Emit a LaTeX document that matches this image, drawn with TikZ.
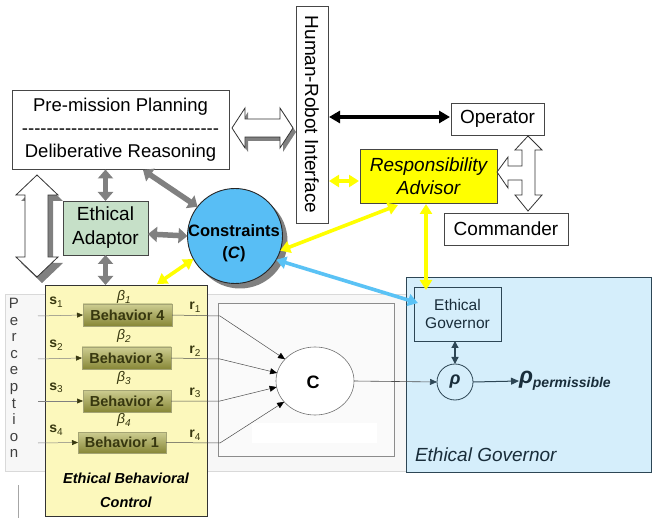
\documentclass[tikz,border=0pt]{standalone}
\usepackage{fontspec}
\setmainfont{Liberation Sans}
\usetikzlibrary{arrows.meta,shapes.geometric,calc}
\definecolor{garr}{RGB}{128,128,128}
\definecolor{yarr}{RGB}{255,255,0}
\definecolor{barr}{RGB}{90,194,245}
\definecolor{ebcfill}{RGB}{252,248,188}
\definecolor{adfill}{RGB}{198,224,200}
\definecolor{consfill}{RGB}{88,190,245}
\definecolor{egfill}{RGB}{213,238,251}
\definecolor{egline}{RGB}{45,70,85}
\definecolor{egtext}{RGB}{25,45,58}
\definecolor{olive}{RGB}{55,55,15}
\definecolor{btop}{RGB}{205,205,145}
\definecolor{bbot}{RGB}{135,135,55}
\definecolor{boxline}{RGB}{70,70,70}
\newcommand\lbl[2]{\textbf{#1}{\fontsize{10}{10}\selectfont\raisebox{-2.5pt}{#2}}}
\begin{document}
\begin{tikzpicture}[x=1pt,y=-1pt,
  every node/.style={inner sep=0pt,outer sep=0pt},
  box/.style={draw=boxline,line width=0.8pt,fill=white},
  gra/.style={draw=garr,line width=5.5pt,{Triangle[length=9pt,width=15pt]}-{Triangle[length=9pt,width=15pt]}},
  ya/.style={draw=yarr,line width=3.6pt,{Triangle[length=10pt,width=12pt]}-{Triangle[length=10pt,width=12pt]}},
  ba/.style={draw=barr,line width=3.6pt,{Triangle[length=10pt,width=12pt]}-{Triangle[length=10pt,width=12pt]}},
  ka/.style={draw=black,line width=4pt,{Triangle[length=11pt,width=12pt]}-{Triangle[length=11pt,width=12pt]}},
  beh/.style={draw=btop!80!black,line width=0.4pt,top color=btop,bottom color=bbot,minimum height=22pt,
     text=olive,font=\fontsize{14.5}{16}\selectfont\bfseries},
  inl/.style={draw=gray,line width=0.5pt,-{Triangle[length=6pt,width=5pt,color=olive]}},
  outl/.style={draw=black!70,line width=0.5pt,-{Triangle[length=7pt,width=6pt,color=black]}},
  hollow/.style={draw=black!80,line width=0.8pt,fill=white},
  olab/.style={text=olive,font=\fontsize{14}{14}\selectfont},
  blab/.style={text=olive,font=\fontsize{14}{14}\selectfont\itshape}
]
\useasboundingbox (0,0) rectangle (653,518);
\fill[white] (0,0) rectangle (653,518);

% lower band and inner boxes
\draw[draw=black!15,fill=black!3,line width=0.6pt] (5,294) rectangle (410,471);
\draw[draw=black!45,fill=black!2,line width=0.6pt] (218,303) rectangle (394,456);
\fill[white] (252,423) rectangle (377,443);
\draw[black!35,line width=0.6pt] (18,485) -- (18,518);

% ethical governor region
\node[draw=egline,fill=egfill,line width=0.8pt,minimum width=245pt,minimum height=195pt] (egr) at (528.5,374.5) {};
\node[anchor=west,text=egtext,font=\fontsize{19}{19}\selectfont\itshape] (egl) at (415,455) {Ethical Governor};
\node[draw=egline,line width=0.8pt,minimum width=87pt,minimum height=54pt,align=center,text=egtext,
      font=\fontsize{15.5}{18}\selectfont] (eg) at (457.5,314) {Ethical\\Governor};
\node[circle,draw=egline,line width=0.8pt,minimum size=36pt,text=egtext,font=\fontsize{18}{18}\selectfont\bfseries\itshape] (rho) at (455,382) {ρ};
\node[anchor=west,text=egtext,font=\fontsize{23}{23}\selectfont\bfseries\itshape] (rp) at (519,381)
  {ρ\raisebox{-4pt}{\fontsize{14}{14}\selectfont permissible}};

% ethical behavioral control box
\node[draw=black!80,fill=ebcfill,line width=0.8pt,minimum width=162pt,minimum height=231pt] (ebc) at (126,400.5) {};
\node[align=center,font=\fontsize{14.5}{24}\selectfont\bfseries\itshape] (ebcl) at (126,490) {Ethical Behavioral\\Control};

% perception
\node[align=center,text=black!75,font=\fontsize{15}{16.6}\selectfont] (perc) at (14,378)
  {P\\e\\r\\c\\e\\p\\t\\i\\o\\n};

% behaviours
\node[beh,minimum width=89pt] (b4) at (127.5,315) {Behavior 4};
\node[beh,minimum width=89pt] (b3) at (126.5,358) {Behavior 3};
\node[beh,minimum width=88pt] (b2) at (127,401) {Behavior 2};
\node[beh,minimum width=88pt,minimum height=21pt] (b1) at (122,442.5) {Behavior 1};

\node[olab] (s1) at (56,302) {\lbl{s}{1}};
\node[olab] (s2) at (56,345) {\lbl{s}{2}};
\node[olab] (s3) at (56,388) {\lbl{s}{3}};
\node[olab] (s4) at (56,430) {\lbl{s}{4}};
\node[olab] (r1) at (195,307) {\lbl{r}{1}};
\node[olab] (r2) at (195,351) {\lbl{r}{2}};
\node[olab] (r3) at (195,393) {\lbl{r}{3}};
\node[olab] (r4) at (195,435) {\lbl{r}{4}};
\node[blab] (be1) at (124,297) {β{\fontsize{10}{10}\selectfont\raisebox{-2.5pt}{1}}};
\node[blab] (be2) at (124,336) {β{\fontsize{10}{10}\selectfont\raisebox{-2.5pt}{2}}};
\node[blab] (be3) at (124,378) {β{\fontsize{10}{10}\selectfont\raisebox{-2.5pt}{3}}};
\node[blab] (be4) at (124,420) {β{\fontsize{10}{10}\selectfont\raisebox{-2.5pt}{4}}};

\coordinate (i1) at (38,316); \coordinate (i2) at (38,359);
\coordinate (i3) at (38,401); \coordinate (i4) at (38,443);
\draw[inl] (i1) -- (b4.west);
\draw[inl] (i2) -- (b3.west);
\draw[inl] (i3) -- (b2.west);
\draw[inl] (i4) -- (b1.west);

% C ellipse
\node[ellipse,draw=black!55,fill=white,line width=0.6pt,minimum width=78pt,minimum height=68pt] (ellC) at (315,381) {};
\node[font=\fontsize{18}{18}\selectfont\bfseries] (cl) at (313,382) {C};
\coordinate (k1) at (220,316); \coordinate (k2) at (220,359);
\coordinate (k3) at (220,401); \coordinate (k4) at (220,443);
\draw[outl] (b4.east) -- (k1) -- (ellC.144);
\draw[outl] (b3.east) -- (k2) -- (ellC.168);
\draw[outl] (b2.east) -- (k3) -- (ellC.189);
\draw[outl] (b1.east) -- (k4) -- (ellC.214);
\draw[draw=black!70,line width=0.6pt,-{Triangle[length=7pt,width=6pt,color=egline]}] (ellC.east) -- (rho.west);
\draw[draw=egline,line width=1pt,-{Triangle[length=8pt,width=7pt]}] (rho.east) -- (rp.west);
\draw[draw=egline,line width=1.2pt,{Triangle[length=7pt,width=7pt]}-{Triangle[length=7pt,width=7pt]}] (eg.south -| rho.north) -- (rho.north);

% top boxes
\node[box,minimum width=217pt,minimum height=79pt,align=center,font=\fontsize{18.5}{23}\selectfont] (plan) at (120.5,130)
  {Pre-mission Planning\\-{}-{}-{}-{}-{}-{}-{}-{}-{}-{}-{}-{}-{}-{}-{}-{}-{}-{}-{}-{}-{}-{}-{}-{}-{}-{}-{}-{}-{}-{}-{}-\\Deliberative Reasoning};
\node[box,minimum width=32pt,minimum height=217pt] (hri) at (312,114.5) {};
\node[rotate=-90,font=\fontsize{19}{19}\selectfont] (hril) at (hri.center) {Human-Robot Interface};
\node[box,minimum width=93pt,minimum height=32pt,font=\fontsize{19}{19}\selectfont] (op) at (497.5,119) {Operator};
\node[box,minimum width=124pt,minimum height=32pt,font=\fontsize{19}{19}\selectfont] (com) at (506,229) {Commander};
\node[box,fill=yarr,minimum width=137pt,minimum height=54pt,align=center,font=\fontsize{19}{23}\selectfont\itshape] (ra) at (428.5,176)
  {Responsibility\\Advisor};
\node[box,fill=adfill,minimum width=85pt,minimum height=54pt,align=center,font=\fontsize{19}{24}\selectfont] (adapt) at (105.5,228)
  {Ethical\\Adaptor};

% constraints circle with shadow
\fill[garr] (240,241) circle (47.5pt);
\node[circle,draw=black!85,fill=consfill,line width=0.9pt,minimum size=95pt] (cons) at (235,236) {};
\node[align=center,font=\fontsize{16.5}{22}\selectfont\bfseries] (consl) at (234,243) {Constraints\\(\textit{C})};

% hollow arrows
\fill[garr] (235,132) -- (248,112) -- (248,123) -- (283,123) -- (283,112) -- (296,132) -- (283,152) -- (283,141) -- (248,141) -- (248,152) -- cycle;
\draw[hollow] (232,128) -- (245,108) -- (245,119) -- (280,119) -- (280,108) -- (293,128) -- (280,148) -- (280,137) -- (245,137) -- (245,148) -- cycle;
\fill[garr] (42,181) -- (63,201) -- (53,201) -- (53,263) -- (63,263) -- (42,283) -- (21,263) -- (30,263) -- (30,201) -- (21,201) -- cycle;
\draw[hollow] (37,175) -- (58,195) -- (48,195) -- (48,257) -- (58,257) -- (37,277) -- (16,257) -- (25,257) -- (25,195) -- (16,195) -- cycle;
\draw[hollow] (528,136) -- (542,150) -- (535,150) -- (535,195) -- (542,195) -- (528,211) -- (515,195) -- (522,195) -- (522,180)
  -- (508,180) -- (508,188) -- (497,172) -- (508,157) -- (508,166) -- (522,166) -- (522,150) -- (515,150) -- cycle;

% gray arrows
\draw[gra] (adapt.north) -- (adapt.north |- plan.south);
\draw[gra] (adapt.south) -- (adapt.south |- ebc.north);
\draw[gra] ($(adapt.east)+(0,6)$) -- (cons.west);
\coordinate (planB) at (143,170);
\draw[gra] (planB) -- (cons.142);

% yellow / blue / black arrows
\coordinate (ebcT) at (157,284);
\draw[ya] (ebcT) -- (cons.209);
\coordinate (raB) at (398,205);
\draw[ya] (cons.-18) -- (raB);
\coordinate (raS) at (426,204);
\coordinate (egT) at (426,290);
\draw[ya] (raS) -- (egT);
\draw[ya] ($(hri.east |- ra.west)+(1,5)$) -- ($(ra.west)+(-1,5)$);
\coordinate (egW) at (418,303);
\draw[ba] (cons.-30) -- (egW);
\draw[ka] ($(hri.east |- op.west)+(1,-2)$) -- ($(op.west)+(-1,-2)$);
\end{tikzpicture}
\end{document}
○ ○ ○
What is required:
Determine how many of the lines above hold the word "with", and output that number by itself.

Written answer:
2